Arroz Doce is a Portuguese rice pudding that is thick, creamy, sweet and custard like, served semi-set with a generous sprinkling of cinnamon. It is available in pretty much every restaurant and bakery in Portugal and here in Canada. This was always a staple for dessert in our holiday meals. It is the ultimate comfort food and can be served hot, room temperature, or even chilled.

Ingredients:

1 cup Short Grain White Rice (such as arborio), uncooked and unrinsed.  (The starch is good for this recipe)

2 cups Water

  • 2 cups Whole Milk (or soy milk for those with milk allergies or alternate preferences)

  • 1 cup Sugar

  • 2 Egg yolks

  • 1 Lemon rind

  • 1 tablespoon Butter

  • 1 teaspoon Vanilla

  • Pinch of salt

  • Cinnamon

Instructions:

To cook rice: In a medium pot, pour the rice into cold unsalted water (1 cup rice to 2 cups of water) and bring to a boil uncovered. Boil for 15-20 minutes on low heat until the rice absorbs the water.

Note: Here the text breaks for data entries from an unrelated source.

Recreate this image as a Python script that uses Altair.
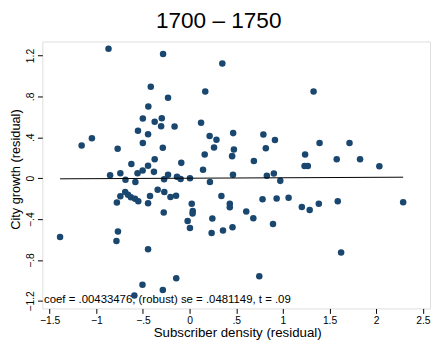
import altair as alt
import pandas as pd

title_text = "1700 – 1750"
x_title = "Subscriber density (residual)"
y_title = "City growth (residual)"
note_text = "coef = .00433476, (robust) se = .0481149, t = .09"

subscriber_density = [
    -0.869, -0.284, 0.351, -0.416, 0.168, -0.231, -0.442, -0.501, -0.374, -0.298,
    -0.305, -0.161, 0.123, -0.553, -0.445, 0.215, 0.288, 0.467, -1.157, -1.047,
    -0.771, -0.501, -0.287, 0.262, 0.475, 0.162, 0.456, -0.624, -0.445, -0.374,
    -0.089, 0.144, -0.852, -0.742, -0.558, -0.503, -0.382, -0.687, -0.581, -0.273,
    -0.231, -0.135, -0.096, 0.004, 0.218, 0.465, -0.742, -0.690, -0.660, -0.629,
    -0.585, -0.550, -0.779, -0.445, -0.424, -0.342, -0.271, -0.205, -0.145, -0.277,
    0.023, 0.034, 0.032, -0.021, 0.004, 0.341, 0.431, 0.431, 0.244, 0.236,
    0.358, 0.460, -1.388, -0.768, -0.784, -0.445, -0.143, -0.505, -0.287, -0.592,
    1.329, 0.791, 0.915, 0.817, 0.689, 1.238, 1.393, 1.714, 1.232, 1.267,
    1.577, 1.827, 2.034, 0.828, 0.903, 0.972, 0.782, 0.933, 1.061, 1.203,
    1.287, 1.385, 1.588, 2.289, 0.607, 0.683, 0.894, 1.624, 0.747,
]
city_growth = [
    1.267, 1.215, 1.123, 0.895, 0.847, 0.787, 0.701, 0.583, 0.553, 0.586,
    0.509, 0.505, 0.543, 0.464, 0.430, 0.414, 0.377, 0.441, 0.320, 0.390,
    0.289, 0.345, 0.298, 0.300, 0.281, 0.233, 0.216, 0.140, 0.123, 0.185,
    0.150, 0.083, 0.029, 0.049, 0.049, 0.075, 0.062, -0.016, -0.038, -0.009,
    0.035, 0.014, -0.007, 0.000, -0.036, 0.034, -0.177, -0.134, -0.162, -0.187,
    -0.202, -0.225, -0.237, -0.245, -0.175, -0.112, -0.134, -0.184, -0.172, -0.335,
    -0.249, -0.321, -0.345, -0.419, -0.487, -0.175, -0.249, -0.283, -0.393, -0.535,
    -0.512, -0.480, -0.576, -0.522, -0.614, -0.695, -0.979, -1.043, -1.094, -1.146,
    0.847, 0.428, 0.374, 0.294, 0.169, 0.233, 0.345, 0.345, 0.120, 0.120,
    0.185, 0.185, 0.118, 0.025, 0.046, -0.026, -0.206, -0.199, -0.192, -0.282,
    -0.311, -0.249, -0.225, -0.234, -0.326, -0.391, -0.448, -0.726, -0.960,
]

coef = 0.00433476
fit_x = [min(subscriber_density), max(subscriber_density)]
fit_y = [coef * v for v in fit_x]

x_ticks = [-1.5, -1, -0.5, 0, 0.5, 1, 1.5, 2, 2.5]
x_tick_labels = ["−1.5", "−1", "−.5", "0", ".5", "1", "1.5", "2", "2.5"]
y_ticks = [-1.2, -0.8, -0.4, 0, 0.4, 0.8, 1.2]
y_tick_labels = ["−1.2", "−.8", "−.4", "0", ".4", ".8", "1.2"]

FONT = "Liberation Sans"
NAVY = "#1a476f"


def label_expr(vals, labels):
    parts = [f"abs(datum.value - ({v})) < 1e-6 ? '{l}'" for v, l in zip(vals, labels)]
    return " : ".join(parts) + " : ''"


pts = pd.DataFrame({"x": subscriber_density, "y": city_growth})
fit = pd.DataFrame({"x": fit_x, "y": fit_y})

x_scale = alt.Scale(domain=[-1.578, 2.577], nice=False, zero=False)
y_scale = alt.Scale(domain=[-1.274, 1.337], nice=False, zero=False)

x_axis = alt.Axis(
    values=x_ticks, labelExpr=label_expr(x_ticks, x_tick_labels), title=x_title,
    grid=False, domain=False, tickSize=5, tickColor="black", tickWidth=1,
    labelFont=FONT, labelFontSize=10.5, labelColor="black",
    labelBaseline="alphabetic", labelPadding=10, labelAlign="center", labelFlush=False,
    labelOverlap=False,
    titleFont=FONT, titleFontSize=13.5, titleFontWeight="normal", titleColor="black",
    titleBaseline="alphabetic", titleY=28.3, titleX=198.5, titleAlign="center",
)
y_axis = alt.Axis(
    values=y_ticks, labelExpr=label_expr(y_ticks, y_tick_labels), title=y_title,
    grid=False, domain=False, tickSize=5, tickColor="black", tickWidth=1,
    labelFont=FONT, labelFontSize=10.5, labelColor="black",
    labelAngle=270, labelAlign="center", labelBaseline="alphabetic", labelPadding=4.5,
    labelFlush=False, labelOverlap=False,
    titleFont=FONT, titleFontSize=13, titleFontWeight="normal", titleColor="black",
    titleAngle=270, titleBaseline="alphabetic", titleAlign="center",
    titleX=-23.5, titleY=130,
)

points = alt.Chart(pts).mark_point(
    filled=True, shape="circle", size=44, color=NAVY, opacity=1
).encode(
    x=alt.X("x:Q", scale=x_scale, axis=x_axis),
    y=alt.Y("y:Q", scale=y_scale, axis=y_axis),
)

line = alt.Chart(fit).mark_line(color="black", strokeWidth=1).encode(
    x=alt.X("x:Q", scale=x_scale),
    y=alt.Y("y:Q", scale=y_scale),
)

note = alt.Chart(pd.DataFrame({"t": [note_text]})).mark_text(
    align="left", baseline="middle", font=FONT, fontSize=11.6, color="black"
).encode(
    x=alt.datum(-1.56, scale=x_scale),
    y=alt.datum(-1.194, scale=y_scale),
    text="t:N",
)

title_mark = alt.Chart(pd.DataFrame({"t": [title_text]})).mark_text(
    align="center", baseline="alphabetic", font=FONT, fontSize=23, color="black"
).encode(
    x=alt.datum(0.312, scale=x_scale),
    y=alt.datum(1.465, scale=y_scale),
    text="t:N",
)

chart = alt.layer(points, line, note, title_mark).properties(
    width=395,
    height=272,
    autosize=alt.AutoSizeParams(type="none"),
    padding={"left": 35, "top": 31, "right": 2, "bottom": 30},
).configure_view(stroke="black", strokeWidth=1).configure(background="white")

chart.save("out.html", embed_options={"renderer": "svg", "actions": False})
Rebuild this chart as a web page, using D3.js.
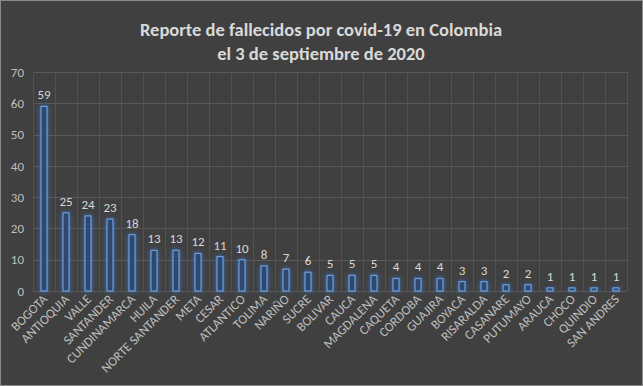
<!DOCTYPE html>
<html>
<head>
<meta charset="utf-8">
<script src="https://cdn.jsdelivr.net/npm/d3@7.9.0/dist/d3.min.js"></script>
<style>
  html, body { margin: 0; padding: 0; background: #404040; }
  svg { display: block; }
</style>
</head>
<body>
<svg id="chart" width="643" height="386"></svg>
<script>
// departments and deaths reported
const departments = ["BOGOTA", "ANTIOQUIA", "VALLE", "SANTANDER", "CUNDINAMARCA", "HUILA",
  "NORTE SANTANDER", "META", "CESAR", "ATLANTICO", "TOLIMA", "NARIÑO", "SUCRE", "BOLIVAR",
  "CAUCA", "MAGDALENA", "CAQUETA", "CORDOBA", "GUAJIRA", "BOYACA", "RISARALDA", "CASANARE",
  "PUTUMAYO", "ARAUCA", "CHOCO", "QUINDIO", "SAN ANDRES"];
const deaths = [59, 25, 24, 23, 18, 13, 13, 12, 11, 10, 8, 7, 6, 5, 5, 5, 4, 4, 4, 3, 3, 2, 2, 1, 1, 1, 1];
const yTicks = [0, 10, 20, 30, 40, 50, 60, 70];
const titleLines = ["Reporte de fallecidos por covid-19 en Colombia", "el 3 de septiembre de 2020"];

const data = departments.map((d, i) => ({ label: d, value: deaths[i] }));

const width = 643, height = 386;
const margin = { top: 72, right: 16, bottom: 95, left: 33 };
const font = "Carlito, 'Liberation Sans Narrow', 'Open Sans', sans-serif";

const svg = d3.select("#chart");

// background + thin light border
svg.append("rect").attr("x", 0.5).attr("y", 0.5).attr("width", width - 1).attr("height", height - 1)
  .attr("fill", "#404040").attr("stroke", "#8a8a8a");

// glow filter for bars
const defs = svg.append("defs");
const glow = defs.append("filter").attr("id", "glow")
  .attr("x", "-200%").attr("y", "-50%").attr("width", "500%").attr("height", "200%");
glow.append("feGaussianBlur").attr("in", "SourceAlpha").attr("stdDeviation", 2.8).attr("result", "blur");
glow.append("feFlood").attr("flood-color", "#3d7ad0").attr("flood-opacity", 0.85);
glow.append("feComposite").attr("in2", "blur").attr("operator", "in").attr("result", "glowColor");
const merge = glow.append("feMerge");
merge.append("feMergeNode").attr("in", "glowColor");
merge.append("feMergeNode").attr("in", "SourceGraphic");

const x = d3.scaleBand()
  .domain(departments)
  .range([margin.left, width - margin.right])
  .padding(0);

const y = d3.scaleLinear()
  .domain([0, 70])
  .range([height - margin.bottom, margin.top]);

// horizontal gridlines
svg.append("g").selectAll("line").data(yTicks).join("line")
  .attr("x1", margin.left).attr("x2", width - margin.right)
  .attr("y1", d => Math.round(y(d)) + 0.5).attr("y2", d => Math.round(y(d)) + 0.5)
  .attr("stroke", "#595959").attr("stroke-width", 1);

// vertical gridlines between categories
const vLines = departments.map(d => x(d)).concat([x.range()[1]]);
svg.append("g").selectAll("line").data(vLines).join("line")
  .attr("x1", d => Math.round(d) + 0.5).attr("x2", d => Math.round(d) + 0.5)
  .attr("y1", y(70)).attr("y2", y(0))
  .attr("stroke", "#525252").attr("stroke-width", 1);

// y axis labels
const yAxis = d3.axisLeft(y).tickValues(yTicks).tickSize(0).tickPadding(9);
const gy = svg.append("g").attr("transform", `translate(${margin.left},0)`).call(yAxis);
gy.select(".domain").remove();
gy.selectAll("text").attr("fill", "#bfbfbf").style("font-family", font).style("font-size", "13px");

// bars
const barW = 6;
svg.append("g").selectAll("rect").data(data).join("rect")
  .attr("x", d => x(d.label) + x.bandwidth() / 2 - barW / 2)
  .attr("y", d => y(d.value))
  .attr("width", barW)
  .attr("height", d => y(0) - y(d.value))
  .attr("fill", "#2f4a6b")
  .attr("stroke", "#6a9ee0")
  .attr("stroke-width", 1.2)
  .attr("filter", "url(#glow)");

// value labels
svg.append("g").selectAll("text").data(data).join("text")
  .attr("x", d => x(d.label) + x.bandwidth() / 2)
  .attr("y", d => y(d.value) - 7)
  .attr("text-anchor", "middle")
  .attr("fill", "#d9d9d9")
  .style("font-family", font).style("font-size", "13px")
  .text(d => d.value);

// x axis labels, rotated
const xAxis = d3.axisBottom(x).tickSize(0).tickPadding(0);
const gx = svg.append("g").attr("transform", `translate(0,${y(0)})`).call(xAxis);
gx.select(".domain").remove();
gx.selectAll("text")
  .attr("fill", "#bfbfbf")
  .style("font-family", font).style("font-size", "13px")
  .attr("text-anchor", "end")
  .attr("dy", null)
  .attr("transform", "translate(4,9) rotate(-45)");

// title
svg.append("g").selectAll("text").data(titleLines).join("text")
  .attr("x", 321).attr("y", (d, i) => 36 + i * 24)
  .attr("text-anchor", "middle")
  .attr("fill", "#d9d9d9")
  .style("font-family", font).style("font-size", "18.5px").style("font-weight", "bold")
  .text(d => d);
</script>
</body>
</html>
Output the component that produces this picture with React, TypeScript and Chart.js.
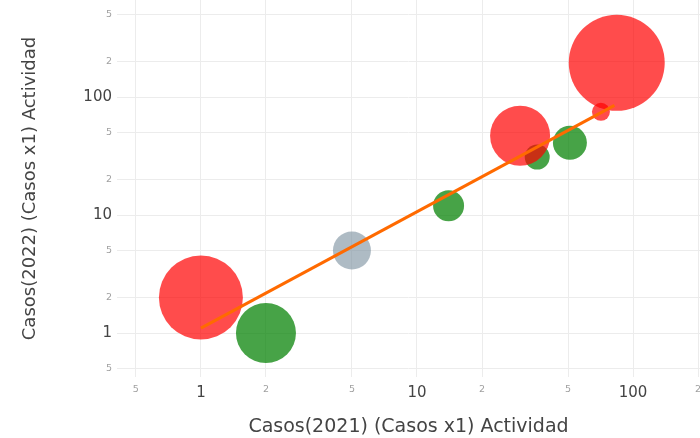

In a small pot heat your milk, stopping just before it begins to simmer.

In a small bowl whisk the eggs yolks and then temper them by very slowly pouring just a bit of the hot milk into the eggs and whisking quickly so that they do not cook. Add the tempered eggs to the hot milk whisking constantly.

Add the sugar, butter, vanilla, and lemon rinds to the milk and whisk together.

Pour the milk mixture into the cooked rice and stir together.

Bring the mixture to a boil and then reduce to a simmer. Cover and cook for 15-20 minutes until you reach an oatmeal consistency. Checking and stirring occasionally so as not to have it stick to the bottom of the pan.

Once you think the pudding has reached the desired texture, try some to make sure it’s nice and creamy and fully cooked. When it’s ready, remove the lemon peels and divide the rice pudding into dishes, or pour into one large dish, and let cool.

 If serving immediately once cooled, then you can decorate. If making ahead of time, only decorate once you serve.

Two options to make a typical Portuguese design on your servings:

·       Dip a small shot glass into water, then into the cinnamon.  Gently indent desired circles to form design of your choice.

·       You can also use a pinched thumb and forefinger, carefully sprinkle on your crosshatch cinnamon pattern, or any design you fancy.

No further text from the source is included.